PROVIDED MATERIAL:
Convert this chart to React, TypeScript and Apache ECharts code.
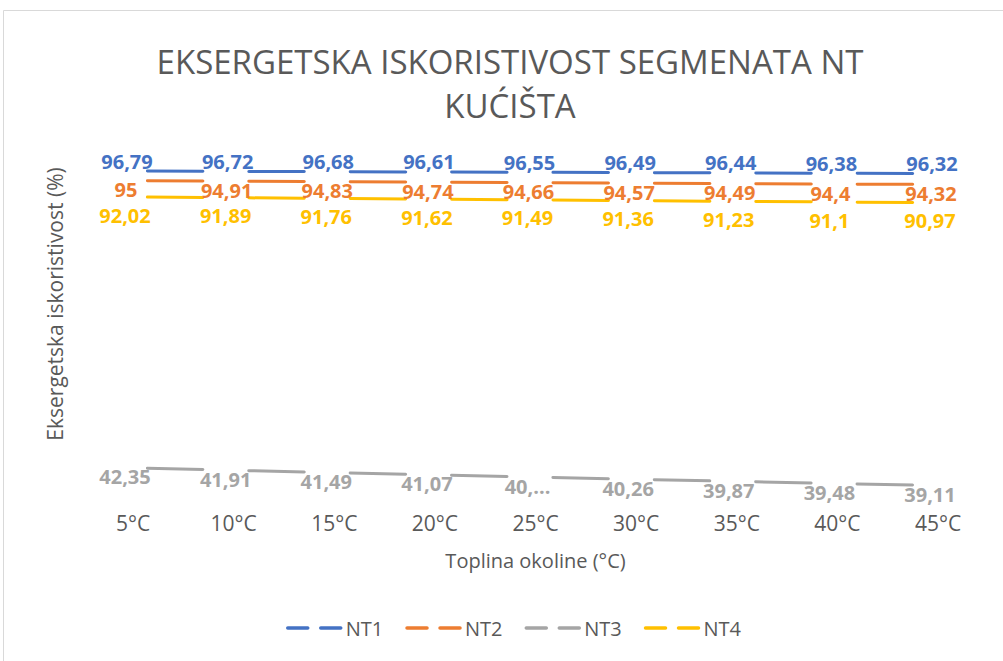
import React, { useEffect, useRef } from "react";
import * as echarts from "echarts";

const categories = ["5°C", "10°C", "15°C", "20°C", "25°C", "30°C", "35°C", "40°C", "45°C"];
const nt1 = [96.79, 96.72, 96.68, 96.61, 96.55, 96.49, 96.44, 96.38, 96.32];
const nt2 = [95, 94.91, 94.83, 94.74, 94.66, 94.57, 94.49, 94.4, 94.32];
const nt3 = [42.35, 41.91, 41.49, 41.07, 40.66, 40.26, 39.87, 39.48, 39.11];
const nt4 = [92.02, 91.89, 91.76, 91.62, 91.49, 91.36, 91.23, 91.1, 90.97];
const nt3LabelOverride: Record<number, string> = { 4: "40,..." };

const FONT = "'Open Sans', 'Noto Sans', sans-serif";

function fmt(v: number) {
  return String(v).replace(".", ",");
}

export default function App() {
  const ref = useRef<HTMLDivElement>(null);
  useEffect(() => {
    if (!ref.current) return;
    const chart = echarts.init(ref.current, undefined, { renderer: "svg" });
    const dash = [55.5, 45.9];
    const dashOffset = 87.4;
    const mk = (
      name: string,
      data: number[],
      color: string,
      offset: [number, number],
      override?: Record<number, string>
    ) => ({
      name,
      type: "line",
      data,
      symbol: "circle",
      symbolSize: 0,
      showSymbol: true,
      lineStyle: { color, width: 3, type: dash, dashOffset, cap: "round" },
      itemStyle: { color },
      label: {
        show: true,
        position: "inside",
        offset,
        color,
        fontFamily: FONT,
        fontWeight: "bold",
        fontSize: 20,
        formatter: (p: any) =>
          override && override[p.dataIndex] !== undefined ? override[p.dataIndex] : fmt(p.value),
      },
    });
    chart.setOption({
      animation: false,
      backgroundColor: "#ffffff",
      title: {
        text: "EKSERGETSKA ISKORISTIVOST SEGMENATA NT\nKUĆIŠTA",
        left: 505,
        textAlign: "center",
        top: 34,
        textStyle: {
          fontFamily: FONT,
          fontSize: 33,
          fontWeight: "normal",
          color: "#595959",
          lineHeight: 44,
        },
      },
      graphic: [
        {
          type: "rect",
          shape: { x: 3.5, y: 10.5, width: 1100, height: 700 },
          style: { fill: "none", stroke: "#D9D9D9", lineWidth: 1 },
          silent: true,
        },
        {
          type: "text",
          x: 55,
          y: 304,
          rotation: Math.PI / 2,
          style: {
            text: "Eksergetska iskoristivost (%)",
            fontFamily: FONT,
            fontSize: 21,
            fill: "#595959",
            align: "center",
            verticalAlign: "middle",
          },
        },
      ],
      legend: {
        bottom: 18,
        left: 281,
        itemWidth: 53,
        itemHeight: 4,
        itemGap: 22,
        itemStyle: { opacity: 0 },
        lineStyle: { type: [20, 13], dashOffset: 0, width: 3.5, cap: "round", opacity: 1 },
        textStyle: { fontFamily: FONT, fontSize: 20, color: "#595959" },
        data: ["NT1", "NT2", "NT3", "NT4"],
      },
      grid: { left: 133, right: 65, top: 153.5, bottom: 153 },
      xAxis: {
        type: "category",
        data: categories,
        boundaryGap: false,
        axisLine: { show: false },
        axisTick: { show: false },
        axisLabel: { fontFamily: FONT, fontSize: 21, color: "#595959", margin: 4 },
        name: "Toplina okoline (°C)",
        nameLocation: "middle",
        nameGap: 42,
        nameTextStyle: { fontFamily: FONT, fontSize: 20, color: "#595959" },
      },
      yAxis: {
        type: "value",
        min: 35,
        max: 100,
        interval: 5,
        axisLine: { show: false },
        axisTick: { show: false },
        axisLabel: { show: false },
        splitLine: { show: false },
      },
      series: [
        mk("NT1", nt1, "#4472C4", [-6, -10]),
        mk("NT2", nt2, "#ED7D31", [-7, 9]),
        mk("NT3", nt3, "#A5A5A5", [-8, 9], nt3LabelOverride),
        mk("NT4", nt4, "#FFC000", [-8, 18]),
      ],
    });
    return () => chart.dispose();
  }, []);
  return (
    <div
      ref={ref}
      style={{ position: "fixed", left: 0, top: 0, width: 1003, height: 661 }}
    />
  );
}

AIM: Search the data for the string "React" and copy each line where it appears.

EXERCISE SOLUTION:
Convert this chart to React, TypeScript and Apache ECharts code.
import React, { useEffect, useRef } from "react";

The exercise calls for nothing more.